MY FAVORITE MOVIE OF THE YEAR
10/10 – Endgame does the near-impossible: It sticks the landing after ten years of flying higher than anyone ever imagined.
What else could it be? In a year with some big swing-and-miss releases, 2019 is a reminder of just how hard it is to make a truly great movie. Furthermore, and not to rain on Star Wars: The Rise of Skywalker too much here, but it’s worth noting just how difficult it is to stick the landing on a satisfying film finale. Even though Endgame isn’t the end of the MCU (far far from it), it is the thematic end to the storyline that began a decade ago with Iron Man.
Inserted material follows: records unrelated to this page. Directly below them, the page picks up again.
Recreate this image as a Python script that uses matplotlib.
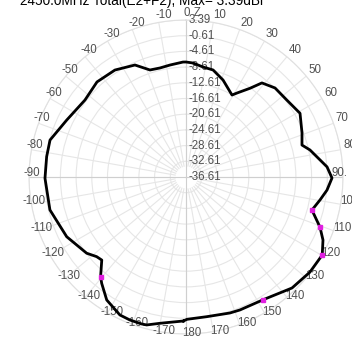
import numpy as np
import matplotlib
matplotlib.use("Agg")
import matplotlib.pyplot as plt

plt.rcParams['font.family'] = ['Liberation Sans', 'DejaVu Sans']

title = "2450.0MHz Total(E2+F2), Max= 3.39dBi"

# pattern: angle (deg, clockwise from top) and gain (dBi)
angles_deg = [-179, -169.9, -165.1, -163.2, -158.6, -154.4, -147.2, -141.6, -139.4,
              -134.6, -131.7, -127.5, -116.6, -103.6, -90.5, -81.7, -74.8, -64.5,
              -52.7, -43.1, -33.6, -24.5, -18.6, -13.4, -8.1, -1.5, 0, 3.5, 8.8,
              14.2, 20.9, 29.3, 31.3, 35.8, 38.9, 45, 52.6, 60.8, 69.2, 74.6, 77.7,
              85.9, 90.4, 95.3, 99.7, 104.7, 110.5, 114.7, 119.8, 127.5, 136.3,
              147.7, 157.9, 162.1, 171.6, 179.6]
gain_db = [0.08, 1.25, 2.40, 2.50, 2.53, 2.37, 0.67, -2.03, -3.18,
           -6.47, -6.11, -4.71, -2.62, -0.94, -0.68, -0.73, -0.71, -2.93,
           -4.25, -3.43, -3.89, -5.25, -7.84, -8.05, -7.79, -7.31, -7.31, -7.51, -8.25,
           -8.48, -10.16, -12.66, -11.56, -8.74, -5.81, -4.53, -4.30, -3.33, -4.99, -5.96, -4.28,
           -0.58, 0.59, -0.53, -1.96, -3.43, -0.17, 1.81, 3.39, 3.19, 2.50,
           0.34, -0.05, -0.20, -0.63, -0.35]

marker_angles = [-139.4, 104.7, 110.5, 119.8, 147.7]
marker_db = [-3.18, -3.43, -0.17, 3.39, 0.34]

r_min, r_max = -36.61, 3.39
r_ticks = [3.39, -0.61, -4.61, -8.61, -12.61, -16.61, -20.61, -24.61, -28.61, -32.61, -36.61]
r_labels = ["3.39", "-0.61", "-4.61", "-8.61", "-12.61", "-16.61", "-20.61",
            "-24.61", "-28.61", "-32.61", "-36.61"]

theta_ticks = list(range(0, 360, 10))
theta_labels = ["0 Z", "10", "20", "30", "40", "50", "60", "70", "80", "90.",
                "100", "110", "120", "130", "140", "150", "160", "170", "180",
                "-170", "-160", "-150", "-140", "-130", "-120", "-110", "-100", "-90",
                "-80", "-70", "-60", "-50", "-40", "-30", "-20", "-10"]

LABEL_COLOR = '#505050'
FS = 8.3
R_PX = 157.0

fig = plt.figure(figsize=(3.52, 3.38), dpi=100)
ax = fig.add_axes([0.0824, 0.01183, 0.8920, 0.9290], projection='polar')
ax.set_theta_zero_location('N')
ax.set_theta_direction(-1)
ax.set_ylim(r_min, r_max)

ax.set_rgrids(r_ticks[:-1])
ax.set_yticklabels([])
ax.set_thetagrids(theta_ticks, [''] * len(theta_ticks))
ax.grid(True, color='#e6e6e6', lw=0.8)
ax.spines['polar'].set_color('#e0e0e0')
ax.spines['polar'].set_linewidth(0.8)

# angle labels, sitting just around the outer ring
r_lab = r_min + (r_max - r_min) * (R_PX + 3) / R_PX
for a, lab in zip(theta_ticks, theta_labels):
    dx = 6 - (12 if a == 90 else 0)
    ax.annotate(lab, xy=(np.deg2rad(a), r_lab), xytext=(dx, 4),
                textcoords='offset pixels', ha='center', va='center',
                fontsize=FS, color=LABEL_COLOR, annotation_clip=False)

# white disc at the centre where spokes stop
tt = np.linspace(0, 2 * np.pi, 200)
ax.fill_between(tt, r_min, -33.8, color='white', zorder=1.6, lw=0)
for a in (0, 90, 180, 270):
    ax.plot([np.deg2rad(a)] * 2, [r_min, r_max], color='#cfcfcf', lw=0.8, zorder=1.7)

for r, lab in zip(r_ticks, r_labels):
    ax.annotate(lab, xy=(0, r), xytext=(3, 0), textcoords='offset pixels',
                ha='left', va='center', fontsize=FS, color=LABEL_COLOR, zorder=2.8)

th = np.deg2rad(np.array(angles_deg + [angles_deg[0] + 360]))
rr = np.array(gain_db + [gain_db[0]])
ax.plot(th, rr, color='black', lw=2.0, zorder=3, clip_on=False)
ax.plot(np.deg2rad(marker_angles), marker_db, 's', color='#e020e0', ms=3.2,
        zorder=4, clip_on=False)

fig.text(20 / 352, 1 - 5 / 338, title, fontsize=9.8, ha='left', va='baseline')

fig.savefig("out.png", dpi=100)
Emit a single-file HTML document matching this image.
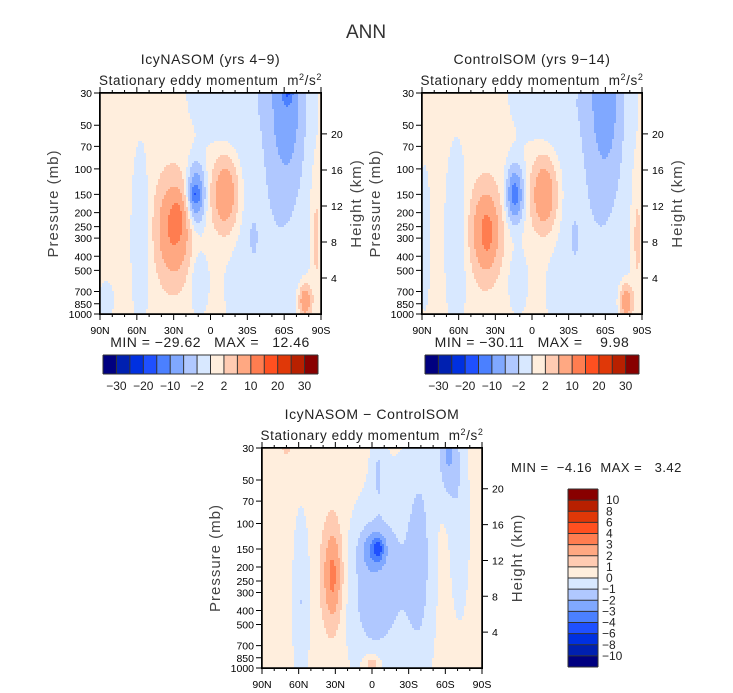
<!DOCTYPE html>
<html><head><meta charset="utf-8">
<style>
html,body{margin:0;padding:0;background:#fff;}
svg{display:block;font-family:"Liberation Sans",sans-serif;}
text{white-space:pre;}
.frame{position:absolute;border:1.5px solid #000;box-sizing:border-box;pointer-events:none;}
</style></head>
<body style="position:relative;width:733px;height:693px;">
<svg id="fig" width="733" height="693" viewBox="0 0 733 693" xmlns="http://www.w3.org/2000/svg">
<text x="366" y="38" text-anchor="middle" font-size="19" fill="#333">ANN</text>
<g id="layer"></g>
<g id="ticks"></g>
<g fill="none" stroke="#000" stroke-width="1.5">
<rect x="100" y="93" width="221" height="221"/>
<rect x="422" y="93" width="220" height="221"/>
<rect x="262" y="448" width="220" height="220"/>
</g>
</svg>
<div class="frame" style="left:99px;top:92px;width:223px;height:223px"></div>
<div class="frame" style="left:421px;top:92px;width:222px;height:223px"></div>
<div class="frame" style="left:261px;top:447px;width:222px;height:222px"></div>
<script>
// ---- data ----
const pressureTicks = [30,50,70,100,150,200,250,300,400,500,700,850,1000];
const heightTicks = [4,8,12,16,20];
const latTicks = [90,60,30,0,-30,-60,-90];
const latTickLabels = ["90N","60N","30N","0","30S","60S","90S"];
const absLevels = [-30,-25,-20,-15,-10,-5,-2,0,2,5,10,15,20,25,30];
const absLabels = ["-30","-20","-10","-2","2","10","20","30"];
const diffLevels = [-10,-8,-6,-4,-3,-2,-1,0,1,2,3,4,6,8,10];
const diffLabels = ["10","8","6","4","3","2","1","0","-1","-2","-3","-4","-6","-8","-10"];
const palette = ["#000080","#0020b0","#0030e0","#1f50ff","#4b80ff","#80a8ff","#b0c8ff","#d8e8ff","#ffeedd","#ffcbb2","#ffa882","#ff7d50","#ff5020","#e03808","#b82000","#880000"];
// blobs: [lat, pressure(mb), amplitude, sigmaLat(deg), sigmaLog10p]
const baseIcy = 0.9;
const blobsIcy = [
 [57,300,-2.2,6,0.5],[30,260,10,9,0.22],[27,220,5,3.5,0.08],
 [12,150,-10,5,0.14],[12,150,-7,2.5,0.05],[10,600,-2.5,5,0.15],
 [-12,150,9,7,0.17],[-50,250,-2.5,28,1.2],[-62,30,-8,9,0.4],
 [-63,30,-7,3,0.05],[-77,820,9,3.5,0.08],[-86,300,2.8,3,0.3],
 [-10,30,-2,22,0.25],[85,800,-2,5,0.1],[-35,300,-2,2,0.08]];
const baseCtl = 0.9;
const blobsCtl = [
 [62,300,-2.4,7,0.5],[38,270,9,8,0.2],[36,280,3,4,0.12],
 [14,150,-9,5,0.14],[14,150,-5,2.5,0.07],[12,600,-2.5,5,0.15],
 [-10,150,9,7,0.17],[-50,250,-2.5,28,1.2],[-60,30,-7,9,0.4],
 [-77,820,9,3.5,0.08],[-86,300,2.8,3,0.3],[-10,30,-2,22,0.25],
 [88,300,-2,4,0.4],[-35,300,-2,2,0.08]];
const baseDiff = 0.5;
const blobsDiff = [
 [5,300,-1.4,14,0.4],[-20,250,-1.3,18,0.6],[58,350,-1.5,5,0.45],
 [32,230,3,6,0.25],[-2,150,-2,8,0.1],[-5,150,-1.8,3,0.05],
 [-62,30,-2.5,6,0.25],[-40,150,-1.3,8,0.6],[-72,100,-1.2,6,0.5],
 [0,930,2,5,0.05],[-5,40,-1.1,4,0.2],[70,30,0.8,3,0.05]];

// ---- helpers ----
const NS="http://www.w3.org/2000/svg";
const layer=document.getElementById('layer');
const tickLayer=document.getElementById('ticks');
function mk(tag,attrs,parent){const e=document.createElementNS(NS,tag);for(const k in attrs)e.setAttribute(k,attrs[k]);(parent||layer).appendChild(e);return e;}
function field(base,blobs,lat,p){let v=base;const lp=Math.log10(p);for(const b of blobs){const dl=(lat-b[0])/b[3];const dz=(lp-Math.log10(b[1]))/b[4];v+=b[2]*Math.exp(-0.5*(dl*dl+dz*dz));}return v;}
function colorFor(v,levels){let i=0;while(i<levels.length&&v>=levels[i])i++;return palette[i];}
function addPath(d,name,color,width){const p=document.createElementNS(NS,'path');
 p.setAttribute('d',d);p.setAttribute('fill','none');p.setAttribute('stroke',color||'#000');p.setAttribute('stroke-width',width||1);
 
 
 tickLayer.appendChild(p);}

function panel(opt){
 const {x0,y0,w,h,base,blobs,levels,name}=opt;
 const g=mk('g',{});
 
 
 const xs=lat=>x0+(90-lat)/180*w;
 const ys=p=>y0+Math.log10(p/30)/Math.log10(1000/30)*h;
 const pAt=y=>30*Math.pow(1000/30,(y-y0)/h);
 const latAt=x=>90-(x-x0)/w*180;
 const cell=2;
 const cg=mk('g',{'shape-rendering':'crispEdges'},g);
 
 
 for(let yy=0;yy<h;yy+=cell){
  const p=pAt(y0+yy+cell/2);
  let runStart=0,runCol=null;
  for(let xx=0;xx<w+cell;xx+=cell){
   let col=null;
   if(xx<w){col=colorFor(field(base,blobs,latAt(x0+xx+cell/2),p),levels);}
   if(col!==runCol){
    if(runCol!==null){const r=mk('rect',{x:x0+runStart,y:y0+yy,width:Math.min(xx,w)-runStart,height:Math.min(cell,h-yy),fill:runCol},cg);
     
     }
    runStart=xx;runCol=col;
   }
  }
 }
 let d='';
 pressureTicks.forEach(p=>{const y=ys(p);d+=`M${x0-6} ${y}H${x0}`;});
 heightTicks.forEach(z=>{const y=ys(1000*Math.exp(-z/7));d+=`M${x0+w} ${y}H${x0+w+6}`;});
 for(let lat=90;lat>=-90;lat-=10){const x=xs(lat);const L=lat%30===0?6:3;d+=`M${x} ${y0+h}V${y0+h+L}M${x} ${y0}V${y0-L}`;}
 addPath(d,name+'-ticks','#000',1);
 const ax=mk('g',{},g);
 
 
 pressureTicks.forEach(p=>{const y=ys(p);
  const t=mk('text',{x:x0-8,y:y+4,'text-anchor':'end','font-size':10.5,fill:'#000'},ax);t.textContent=p;
  
  });
 heightTicks.forEach(z=>{const p=1000*Math.exp(-z/7);const y=ys(p);
  const t=mk('text',{x:x0+w+10,y:y+4,'font-size':10.5,fill:'#000'},ax);t.textContent=z;
  
  });
 latTicks.forEach((lat,i)=>{const t=mk('text',{x:xs(lat),y:y0+h+20,'text-anchor':'middle','font-size':10.5,fill:'#000'},ax);t.textContent=latTickLabels[i];
  
  });
 const yt=mk('text',{transform:`translate(${x0-42},${y0+h/2}) rotate(-90)`,'text-anchor':'middle','font-size':15,'letter-spacing':'1',fill:'#444'},g);yt.textContent='Pressure (mb)';
 
 
 const ht=mk('text',{transform:`translate(${x0+w+40},${y0+h/2}) rotate(-90)`,'text-anchor':'middle','font-size':15,'letter-spacing':'1',fill:'#444'},g);ht.textContent='Height (km)';
 
 
 const st=mk('text',{x:x0+w/2,y:y0-8,'text-anchor':'middle','font-size':13.5,'letter-spacing':'0.6',fill:'#222'},g);
 st.innerHTML='Stationary eddy momentum  m<tspan dy="-5" font-size="9">2</tspan><tspan dy="5">/s</tspan><tspan dy="-5" font-size="9">2</tspan>';
 
 
 const tt=mk('text',{x:x0+w/2,y:y0-29,'text-anchor':'middle','font-size':14,'letter-spacing':'0.6',fill:'#222'},g);tt.textContent=opt.title;
 
 
 return g;
}
function hbar(x0,y0,w,h,name){
 const g=mk('g',{});
 
 
 const bw=w/palette.length;
 palette.forEach((c,i)=>{const r=mk('rect',{x:x0+i*bw,y:y0,width:bw,height:h,fill:c},g);
  
  });
 let d=`M${x0} ${y0}H${x0+w}M${x0} ${y0+h}H${x0+w}`;
 for(let i=0;i<=palette.length;i++)d+=`M${x0+i*bw} ${y0}V${y0+h}`;
 addPath(d,name+'-outline','#333',1);
 absLabels.forEach((l,i)=>{const t=mk('text',{x:x0+(2*i+1)*bw,y:y0+h+16,'text-anchor':'middle','font-size':12,fill:'#222'},g);t.textContent=l.replace('-','\u2212');
  
  });
}
function vbar(x0,y0,w,h,name){
 const g=mk('g',{});
 
 
 const bh=h/palette.length;
 palette.slice().reverse().forEach((c,i)=>{const r=mk('rect',{x:x0,y:y0+i*bh,width:w,height:bh,fill:c},g);
  
  });
 let d=`M${x0} ${y0}V${y0+h}M${x0+w} ${y0}V${y0+h}`;
 for(let i=0;i<=palette.length;i++)d+=`M${x0} ${y0+i*bh}H${x0+w}`;
 addPath(d,name+'-outline','#333',1);
 diffLabels.forEach((l,i)=>{const t=mk('text',{x:x0+w+(l[0]==='-'?4:8),y:y0+(i+1)*bh+4,'font-size':12,fill:'#222'},g);t.textContent=l.replace('-','\u2212');
  
  });
}
function label(x,y,txt,name,anchor,fs){const t=mk('text',{x:x,y:y,'text-anchor':anchor||'middle','font-size':fs||14,'letter-spacing':'0.5',fill:'#222'});t.textContent=txt;
 
 }

panel({x0:100,y0:93,w:221,h:221,base:baseIcy,blobs:blobsIcy,levels:absLevels,name:'icynasom-panel',title:'IcyNASOM (yrs 4\u22129)'});
panel({x0:422,y0:93,w:220,h:221,base:baseCtl,blobs:blobsCtl,levels:absLevels,name:'controlsom-panel',title:'ControlSOM (yrs 9\u221214)'});
panel({x0:262,y0:448,w:220,h:220,base:baseDiff,blobs:blobsDiff,levels:diffLevels,name:'difference-panel',title:'IcyNASOM \u2212 ControlSOM'});
label(210,347,'MIN = \u221229.62   MAX =   12.46','icynasom-min-max');
label(532,347,'MIN = \u221230.11   MAX =    9.98','controlsom-min-max');
label(511,472,'MIN =  \u22124.16  MAX =   3.42','difference-min-max','start',13);
hbar(103,355,215,19,'icynasom-colorbar');
hbar(425,355,214,19,'controlsom-colorbar');
vbar(568,489,30,178,'difference-colorbar');
</script>
</body></html>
Watching that story come to a satisfying conclusion in such a breathtaking and enjoyable way… there are no words.
It feels more like the greatest TV series finale there could ever be. There are so many easter eggs, winks and nods, overt references, cameos, call backs, and more moments to remind you of the past eleven years than you can possibly imagine. Just as a great TV series finale will bring back old characters and moments to bring the arc of the show to a poetic close, Endgame pulls from its past to give the fans—who have given this franchise countless hours and several billion dollars—a love letter like they’ve never had before.
Endgame was pure fan-service and nostalgia bait. Nevertheless, its humor worked, its emotional moments landed, its ending was earned; basically everything The Rise of Skywalker wanted to be, this was.